◆ Work required ◆
Restate, exactly and without pictures, the lines from the start of the listing below through the line holding "Chart.register(...registerables);".
——————————
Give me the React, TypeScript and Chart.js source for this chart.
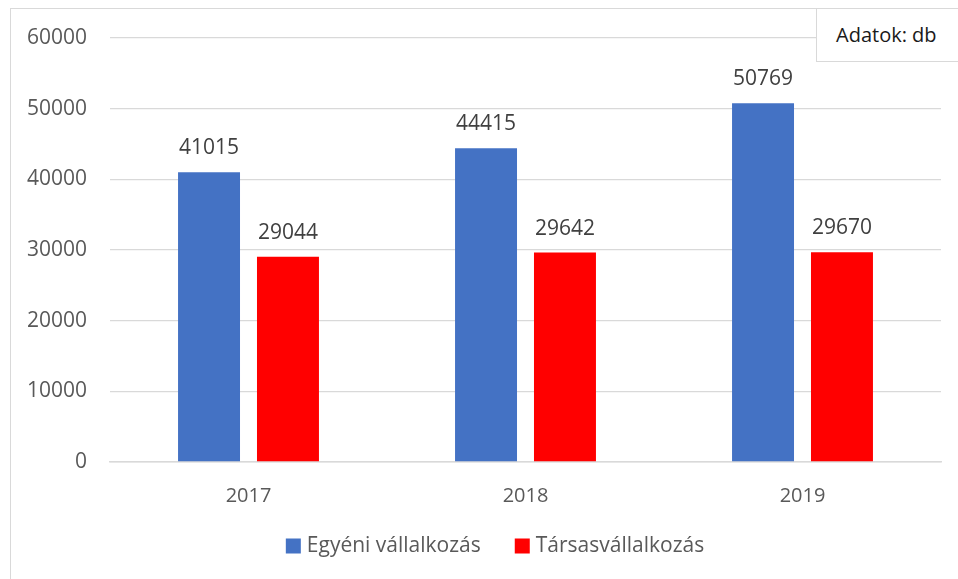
import React, { useEffect, useRef } from "react";
import { Chart, registerables } from "chart.js";

Chart.register(...registerables);

const categories = ["2017", "2018", "2019"];
const seriesNames = ["Egyéni vállalkozás", "Társasvállalkozás"];
const egyeni = [41015, 44415, 50769];
const tarsas = [29044, 29642, 29670];
const seriesColors = ["#4472C4", "#FF0000"];
const yTicks = [0, 10000, 20000, 30000, 40000, 50000, 60000];
const unitLabel = "Adatok: db";

const FONT = "'Open Sans', 'Noto Sans', sans-serif";

const dataLabelPlugin = {
  id: "dataLabels",
  afterDatasetsDraw(chart: any) {
    const ctx = chart.ctx;
    ctx.save();
    ctx.font = `21px ${FONT}`;
    ctx.fillStyle = "#404040";
    ctx.textAlign = "center";
    ctx.textBaseline = "alphabetic";
    chart.data.datasets.forEach((ds: any, i: number) => {
      const meta = chart.getDatasetMeta(i);
      meta.data.forEach((bar: any, j: number) => {
        ctx.fillText(String(ds.data[j]), bar.x, bar.y - 18);
      });
    });
    ctx.restore();
  },
};

const legendPlugin = {
  id: "customLegend",
  afterDraw(chart: any) {
    const ctx = chart.ctx;
    ctx.save();
    ctx.font = `21px ${FONT}`;
    ctx.textBaseline = "middle";
    ctx.textAlign = "left";
    const box = 15;
    const gapBoxText = 6;
    const gapItems = 34;
    const widths = seriesNames.map((n) => box + gapBoxText + ctx.measureText(n).width);
    const total = widths.reduce((a, b) => a + b, 0) + gapItems * (seriesNames.length - 1);
    const cx = chart.width / 2 + 16;
    let x = cx - total / 2;
    const y = 546;
    seriesNames.forEach((n, i) => {
      ctx.fillStyle = seriesColors[i];
      ctx.fillRect(x, y - box / 2, box, box);
      ctx.fillStyle = "#595959";
      ctx.fillText(n, x + box + gapBoxText, y);
      x += widths[i] + gapItems;
    });
    ctx.restore();
  },
};

export default function App() {
  const ref = useRef<HTMLCanvasElement>(null);
  useEffect(() => {
    if (!ref.current) return;
    const chart = new Chart(ref.current, {
      type: "bar",
      data: {
        labels: categories,
        datasets: [
          {
            label: seriesNames[0],
            data: egyeni,
            backgroundColor: seriesColors[0],
            categoryPercentage: 0.57,
            barPercentage: 0.785,
          },
          {
            label: seriesNames[1],
            data: tarsas,
            backgroundColor: seriesColors[1],
            categoryPercentage: 0.57,
            barPercentage: 0.785,
          },
        ],
      },
      options: {
        animation: false,
        responsive: false,
        maintainAspectRatio: false,
        layout: { padding: { left: 10, top: 38, right: 17, bottom: 0 } },
        plugins: { legend: { display: false }, tooltip: { enabled: false } },
        scales: {
          x: {
            grid: { display: false },
            border: { display: true, color: "#D9D9D9", width: 1.5 },
            ticks: {
              color: "#595959",
              font: { family: FONT, size: 20 },
              padding: 14,
            },
            afterFit: (s: any) => {
              s.height = 117;
            },
          },
          y: {
            min: 0,
            max: 60000,
            afterBuildTicks: (s: any) => {
              s.ticks = yTicks.map((v) => ({ value: v }));
            },
            grid: { color: "#D9D9D9", lineWidth: 1.3, drawTicks: false },
            border: { display: false },
            ticks: {
              color: "#595959",
              font: { family: FONT, size: 21 },
              padding: 23,
              callback: (v: any) => String(v),
            },
            afterFit: (s: any) => {
              s.width = 100;
            },
          },
        },
      },
      plugins: [dataLabelPlugin, legendPlugin],
    });
    return () => chart.destroy();
  }, []);

  return (
    <div
      style={{
        position: "absolute",
        left: 0,
        top: 0,
        width: 958,
        height: 579,
        overflow: "hidden",
        background: "#fff",
      }}
    >
      <div
        style={{
          position: "absolute",
          left: 10,
          top: 8,
          width: 1100,
          height: 800,
          border: "1.5px solid #D9D9D9",
        }}
      />
      <canvas
        ref={ref}
        width={958}
        height={579}
        style={{ position: "absolute", left: 0, top: 0, width: 958, height: 579 }}
      />
      <div
        style={{
          position: "absolute",
          left: 816,
          top: 8,
          width: 200,
          height: 54,
          border: "1.5px solid #D9D9D9",
          background: "#fff",
          boxSizing: "border-box",
          fontFamily: FONT,
          fontSize: 20,
          color: "#1a1a1a",
          lineHeight: "52px",
          paddingLeft: 19,
        }}
      >
        {unitLabel}
      </div>
    </div>
  );
}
——————————
◆ Written response ◆
Give me the React, TypeScript and Chart.js source for this chart.
import React, { useEffect, useRef } from "react";
import { Chart, registerables } from "chart.js";

Chart.register(...registerables);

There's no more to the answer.